Ilustrasi - Petronela Kenjam (kiri) dan Meliana Eba (kanan) dua orang guru SMK Kristen Huetalan, Kabupaten Timor Tengah Selatan (TTS), NTT, sedang mengajar di ruang kelas yang darurat. (Kompas.com/Sigiranus Marutho Bere)
Pada tanggal 05 Januari 2016, saya ke kantor Menko Maritim dan Sumber Daya RI untuk menyampaikan surat permohonan kata sambutan Dr Rizal Ramli yang akan dimuat dalam buku saya bertajuk “Bersama Rakyat Bangun Indonesia”.

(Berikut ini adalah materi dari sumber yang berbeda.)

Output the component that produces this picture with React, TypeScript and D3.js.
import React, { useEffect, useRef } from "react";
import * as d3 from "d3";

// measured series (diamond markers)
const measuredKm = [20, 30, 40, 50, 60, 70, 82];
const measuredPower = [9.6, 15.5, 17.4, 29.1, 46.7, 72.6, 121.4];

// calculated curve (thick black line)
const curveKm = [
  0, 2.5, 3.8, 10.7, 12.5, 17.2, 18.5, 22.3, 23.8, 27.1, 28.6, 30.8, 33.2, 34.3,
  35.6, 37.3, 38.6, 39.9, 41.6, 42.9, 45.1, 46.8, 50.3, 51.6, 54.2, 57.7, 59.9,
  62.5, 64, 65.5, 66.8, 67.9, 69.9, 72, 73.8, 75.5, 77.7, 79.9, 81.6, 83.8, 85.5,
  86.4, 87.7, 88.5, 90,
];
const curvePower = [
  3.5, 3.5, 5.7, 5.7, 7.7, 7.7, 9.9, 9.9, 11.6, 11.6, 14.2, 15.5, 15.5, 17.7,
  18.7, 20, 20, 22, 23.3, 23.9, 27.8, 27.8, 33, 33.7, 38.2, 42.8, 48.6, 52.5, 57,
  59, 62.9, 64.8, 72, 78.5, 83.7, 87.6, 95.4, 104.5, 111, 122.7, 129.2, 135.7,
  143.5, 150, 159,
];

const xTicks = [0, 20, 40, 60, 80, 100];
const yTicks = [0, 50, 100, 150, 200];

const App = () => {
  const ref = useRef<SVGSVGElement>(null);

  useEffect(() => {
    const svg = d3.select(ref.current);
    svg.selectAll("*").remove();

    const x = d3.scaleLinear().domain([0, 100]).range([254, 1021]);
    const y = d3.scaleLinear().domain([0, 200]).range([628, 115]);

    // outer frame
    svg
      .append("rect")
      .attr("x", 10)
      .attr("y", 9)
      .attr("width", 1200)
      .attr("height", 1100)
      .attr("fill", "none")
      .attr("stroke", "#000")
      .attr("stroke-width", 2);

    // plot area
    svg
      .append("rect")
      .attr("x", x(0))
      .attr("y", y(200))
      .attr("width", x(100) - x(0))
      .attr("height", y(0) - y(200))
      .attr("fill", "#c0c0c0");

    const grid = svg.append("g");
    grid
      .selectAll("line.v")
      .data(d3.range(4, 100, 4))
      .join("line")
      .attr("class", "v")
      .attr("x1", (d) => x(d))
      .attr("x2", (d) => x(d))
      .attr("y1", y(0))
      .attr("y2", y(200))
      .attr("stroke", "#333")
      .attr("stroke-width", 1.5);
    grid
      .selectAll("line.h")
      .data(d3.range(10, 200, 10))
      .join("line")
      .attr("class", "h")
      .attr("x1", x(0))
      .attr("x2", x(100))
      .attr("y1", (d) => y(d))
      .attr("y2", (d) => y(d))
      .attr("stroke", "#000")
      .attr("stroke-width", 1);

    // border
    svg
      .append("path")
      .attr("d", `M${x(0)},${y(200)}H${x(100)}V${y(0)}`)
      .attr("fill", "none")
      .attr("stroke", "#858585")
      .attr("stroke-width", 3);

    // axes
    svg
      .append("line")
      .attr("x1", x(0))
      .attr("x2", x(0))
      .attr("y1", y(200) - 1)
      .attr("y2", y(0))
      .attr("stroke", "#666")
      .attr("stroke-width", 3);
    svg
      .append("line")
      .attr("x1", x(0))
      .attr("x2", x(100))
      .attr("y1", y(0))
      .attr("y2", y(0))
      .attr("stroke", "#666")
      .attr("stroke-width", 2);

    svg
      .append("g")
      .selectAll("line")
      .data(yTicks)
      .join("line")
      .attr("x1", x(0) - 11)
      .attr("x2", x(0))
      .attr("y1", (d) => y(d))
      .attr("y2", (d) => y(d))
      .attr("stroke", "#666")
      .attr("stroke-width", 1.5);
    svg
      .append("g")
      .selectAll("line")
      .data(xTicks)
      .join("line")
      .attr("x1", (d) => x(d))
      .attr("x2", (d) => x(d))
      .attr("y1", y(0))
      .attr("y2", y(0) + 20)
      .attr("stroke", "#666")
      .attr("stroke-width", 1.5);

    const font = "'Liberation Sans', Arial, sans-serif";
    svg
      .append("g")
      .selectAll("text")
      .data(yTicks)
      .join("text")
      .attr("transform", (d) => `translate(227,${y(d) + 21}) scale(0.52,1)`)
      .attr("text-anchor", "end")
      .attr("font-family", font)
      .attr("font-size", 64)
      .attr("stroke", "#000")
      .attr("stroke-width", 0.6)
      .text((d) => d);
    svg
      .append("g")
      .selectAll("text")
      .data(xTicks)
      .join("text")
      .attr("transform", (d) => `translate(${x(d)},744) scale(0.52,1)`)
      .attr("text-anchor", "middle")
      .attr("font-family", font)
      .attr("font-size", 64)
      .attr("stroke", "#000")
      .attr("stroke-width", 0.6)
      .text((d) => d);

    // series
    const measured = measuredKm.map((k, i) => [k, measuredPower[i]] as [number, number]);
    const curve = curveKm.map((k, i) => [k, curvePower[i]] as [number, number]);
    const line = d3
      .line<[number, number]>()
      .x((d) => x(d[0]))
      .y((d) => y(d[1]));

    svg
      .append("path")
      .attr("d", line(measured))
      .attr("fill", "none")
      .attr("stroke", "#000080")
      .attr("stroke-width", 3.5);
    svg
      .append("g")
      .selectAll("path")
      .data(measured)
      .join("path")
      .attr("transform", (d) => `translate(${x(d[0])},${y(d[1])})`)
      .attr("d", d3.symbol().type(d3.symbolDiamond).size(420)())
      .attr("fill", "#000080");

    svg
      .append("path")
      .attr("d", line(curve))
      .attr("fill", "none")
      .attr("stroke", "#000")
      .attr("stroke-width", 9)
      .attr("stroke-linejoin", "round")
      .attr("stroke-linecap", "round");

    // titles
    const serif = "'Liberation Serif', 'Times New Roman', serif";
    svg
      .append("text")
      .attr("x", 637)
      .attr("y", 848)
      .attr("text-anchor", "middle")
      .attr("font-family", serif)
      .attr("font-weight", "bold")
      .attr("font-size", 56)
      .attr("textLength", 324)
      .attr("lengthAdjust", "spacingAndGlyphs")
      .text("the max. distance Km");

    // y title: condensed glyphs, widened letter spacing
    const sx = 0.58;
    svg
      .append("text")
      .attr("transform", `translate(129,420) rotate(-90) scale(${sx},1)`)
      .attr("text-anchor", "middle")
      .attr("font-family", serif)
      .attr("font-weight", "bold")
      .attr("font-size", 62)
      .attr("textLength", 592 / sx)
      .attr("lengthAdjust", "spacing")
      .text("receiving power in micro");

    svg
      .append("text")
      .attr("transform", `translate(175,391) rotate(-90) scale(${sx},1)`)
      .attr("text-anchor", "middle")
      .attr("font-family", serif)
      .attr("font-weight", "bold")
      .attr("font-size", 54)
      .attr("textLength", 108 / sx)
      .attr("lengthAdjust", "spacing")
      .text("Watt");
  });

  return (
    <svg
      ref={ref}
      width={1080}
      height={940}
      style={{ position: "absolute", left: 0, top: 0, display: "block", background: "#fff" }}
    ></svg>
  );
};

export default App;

Diruang tunggu saya bertemu Wilson Lalengke, Ketua Umum PPWI. Kami berkenalan di dunia maya sekitar tahun 2012. Dia pernah menolong saya dengan menulis kasus yang dituduhkan kepada saya ketika dijadikan tersangka mencemarkan nama baik, lantaran menulis di blog saya tentang dugaan korupsi disebuah SMA ternama, di mana saya menjadi ketua komite.Dia mengatakan banyak mengikuti pandangan saya yang dipublikasikan media elektronik (TV), media cetak (koran) dan online.
Kami berbincang tentang Indonesia hari ini dan di masa depan. Satu hal yang amat menarik dari perbincangan itu, Wilson mengatakan kepada saya “hanya pendidikan” yang bisa membawa Indonesia maju.
Pernyataan tersebut sangat menarik bagi saya karena sudah puluhan tahun saya berpandangan hal yang sama. Wilson melanjutkan pembicaraannya bahwa “Indonesia boleh berutang dalam jumlah besar, tetapi untuk membiayai pendidikan”.
Pengalaman Hidup
Wilson Lalengke yang lahir dipedalaman Sulawesi Tengah dari seorang ayah dan ibu berprofesi petani, sangat menghayati pentingnya pendidikan. Pendidikanlah yang merubah nasibnya dari seorang anak petani miskin menjadi seorang ilmuan yang mengenyam pendidikan di Utrecht University – Netherlands, dengan meraih gelar Master of Art (M.A.) dalam bidang Applied Ethics (Etika Terapan). Setahun sebelumnya ia juga telah meraih gelar Master of Science (M.Sc.) dari The University of Birmingham - England dalam bidang Global Ethics (Etika Global).
Perjalanan hidup Wilson hampir mirip dengan perjalanan hidup saya. Saya dilahirkan dipesisir pantai di Sulawesi Tenggara sebagai anak nelayan.
Puluhan tahun saya meninggalkan kampung halaman, nasib para nelayan tidak berubah, tetap bodoh, miskin dan terkebelakang.
Dari pengalaman hidup yang dialami Wilson dan yang saya alami, akhirnya melahirkan suatu keyakinan bahwa membangun Indonesia harus melalui pendidikan.
Kenyataan menunjukkan bahwa selama 32 tahun lamanya Indonesia membangun di era Orde Baru, yang dilanjutkan selama 17 tahun di era Orde Reformasi, nasib bangsa Indonesia belum banyak berubah.
Buktinya, jumlah penduduk miskin masih sekitar 28 juta jiwa. Jumlah tersebut bisa berlipat ganda jika batas garis kemiskinan dinaikkan menjadi 2 dolar Amerika Serikat sesuai standar Bank Dunia. Pada hal berpenghasilan 2 dolar perhari atau sekitar Rp 28.000/hari masih jauh dari cukup untuk hidup layak.